The campus was not locked down, and classes proceeded as normal throughout the day.

Zwahr said the community fair scheduled to take place in front of the Denton High campus would proceed as planned, as would Thursday night’s football game against Ryan High School.


State
Gov. Greg Abbott backpedals on pledge to shut down border crossings and blames Biden administration for confusion

Gov. Greg Abbott said on Thursday that he directed state troopers and the Texas National Guard “to shut down six points of entry along the southern border” at the request of U.S. Customs and Border Protection — then reversed himself shortly after, blaming the Biden administration for flip-flopping in its request for state help.

But a CBP spokesperson said the federal government — which operates ports of entry at the U.S.-Mexico border — had no plans to shut down any ports of entry.

“I have directed the Department of Public Safety and the Texas National Guard to surge personnel and vehicles to shut down six points of entry along the southern border to stop these [migrant] caravans from overrunning our state,” Abbott said in an emailed statement. “The border crisis is so dire that the U.S. Customs and Border Protection is requesting our help as their agents are overwhelmed by the chaos.”

Renae Eze, Abbott’s spokesperson, added that the state “is shutting down the ports of entry at the request of and in collaboration with CBP.”

A few hours later, Abbott sent out a new statement saying that the Biden administration “has now flip-flopped to a different strategy that abandons border security and instead makes it easier for people to cross illegally and for cartels to exploit the border ... I have directed the Texas Department of Public Safety and the Texas National Guard to maintain their presence at and around ports of entry to deter crossings.”

Dennis Smith, the CBP spokesperson, said after Abbott’s initial directive that the agency had received no word from the federal government to shut down ports of entry.

“I couldn’t comment on anything the governor said, I don’t have any information on that,” Smith said.

Abbott’s statements don’t specify who at CBP made the request for assistance or what form of assistance was requested.

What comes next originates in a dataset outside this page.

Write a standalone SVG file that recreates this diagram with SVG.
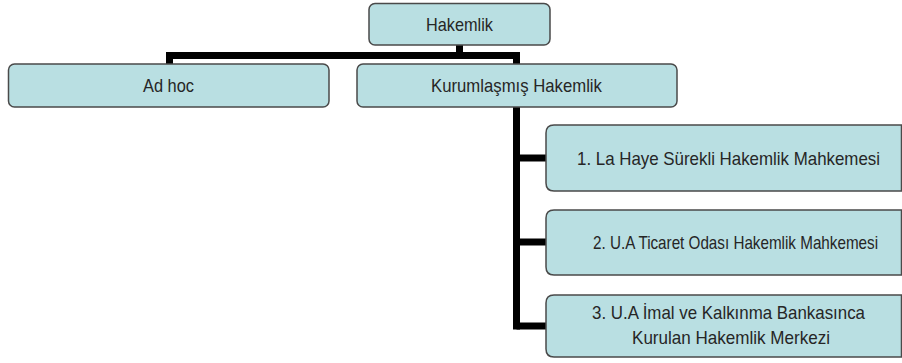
<svg xmlns="http://www.w3.org/2000/svg" width="902" height="363" viewBox="0 0 902 363">
<style>
.box{fill:#b9dfe2;stroke:#4a4a4a;stroke-width:1.5}
.t{font-family:"Liberation Sans",Arial,sans-serif;font-size:18px;fill:#262626;text-anchor:middle}
.c{fill:none;stroke:#000;stroke-width:7;stroke-linecap:butt;stroke-linejoin:miter}
</style>
<rect width="902" height="363" fill="#fff"/>
<g id="connectors">
<path class="c" d="M459.5,45 V55.5"/>
<path class="c" d="M169.5,64 V55.5 H516.5 V64"/>
<path class="c" d="M516.5,107 V329.5"/>
<path class="c" d="M516.5,158 H546"/>
<path class="c" d="M516.5,242 H546"/>
<path class="c" d="M516.5,326 H546"/>
</g>
<g id="hakemlik">
<rect class="box" x="369" y="3.5" width="181" height="41.5" rx="6"/>
<text class="t" transform="translate(459.5,31) scale(0.85,1)" textLength="78.8" lengthAdjust="spacingAndGlyphs">Hakemlik</text>
</g>
<g id="adhoc">
<rect class="box" x="8.5" y="64" width="320.5" height="43" rx="6"/>
<text class="t" transform="translate(168.5,92) scale(0.85,1)" textLength="60" lengthAdjust="spacingAndGlyphs">Ad hoc</text>
</g>
<g id="kurumlasmis">
<rect class="box" x="357" y="64" width="320" height="43" rx="6"/>
<text class="t" transform="translate(516.5,92) scale(0.85,1)" textLength="201" lengthAdjust="spacingAndGlyphs">Kurumlaşmış Hakemlik</text>
</g>
<g id="n1">
<path class="box" d="M901.5,125 H554 Q546,125 546,133 V183 Q546,191 554,191 H901.5 Z"/>
<text class="t" transform="translate(728.5,165) scale(0.85,1)" textLength="356.5" lengthAdjust="spacingAndGlyphs">1. La Haye  Sürekli Hakemlik Mahkemesi</text>
</g>
<g id="n2">
<path class="box" d="M901.5,210 H554 Q546,210 546,218 V267 Q546,275 554,275 H901.5 Z"/>
<text class="t" transform="translate(735.5,249) scale(0.85,1)" textLength="335.3" lengthAdjust="spacingAndGlyphs">2. U.A Ticaret Odası Hakemlik Mahkemesi</text>
</g>
<g id="n3">
<path class="box" d="M901.5,295 H554 Q546,295 546,303 V349 Q546,357 554,357 H901.5 Z"/>
<text class="t" transform="translate(728.5,319) scale(0.85,1)" textLength="321.2" lengthAdjust="spacingAndGlyphs">3. U.A İmal ve Kalkınma Bankasınca</text>
<text class="t" transform="translate(731,344) scale(0.85,1)" textLength="232.9" lengthAdjust="spacingAndGlyphs">Kurulan Hakemlik Merkezi</text>
</g>
</svg>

DPS said in a tweet that CBP had asked for help in shutting down the Del Rio port of entry “and we prepared to do so. Our partners have advised us that shutting down ports of entry is no longer part of their strategy.”

Abbott’s announcement comes as thousands of asylum-seeking migrants — most of them from Haiti — are waiting under an international bridge in Del Rio to be processed to enter the country, according to Val Verde County Sheriff Joe Frank Martinez.

Though Del Rio has seen a sharp rise in migrant apprehensions this year, the sheriff said people have been arriving in unusually high numbers in recent days. On Saturday, he said, there were 2,500 migrants waiting under the port of entry bridge. By Thursday morning, that number had grown to about 8,400, he said.

Martinez estimated about 70% of the migrants were from Haiti, which has been struck by two recent tragedies: the assassination of the country’s president in July, followed by a 7.2 magnitude earthquake in August that destroyed thousands of homes.

The migrants seeking to turn themselves in are being sent to wait under the bridge and are given a ticket to mark their turn to be processed, Martinez said.

“Border Patrol is overwhelmed,” he said. “They just can’t process them fast enough, so there’s a backlog of these individuals underneath the bridge. They’re not detained, they’re just gathered there waiting their turn to get processed.”

In August, federal agents recorded 5,196 encounters with Haitians in the Del Rio sector, a 25% increase from the previous month, according to the latest U.S. Customs and Border Protection statistics.

“The Border Patrol is increasing its manpower in the Del Rio Sector and coordinating efforts within [the Department of Homeland Security] and other relevant federal, state and local partners to immediately address the current level of migrant encounters and to facilitate a safe, humane and orderly process,” Smith said in an emailed statement. “To prevent injuries from heat-related illness, the shaded area underneath Del Rio International Bridge is serving as a temporary staging site while migrants wait to be taken into USBP custody.”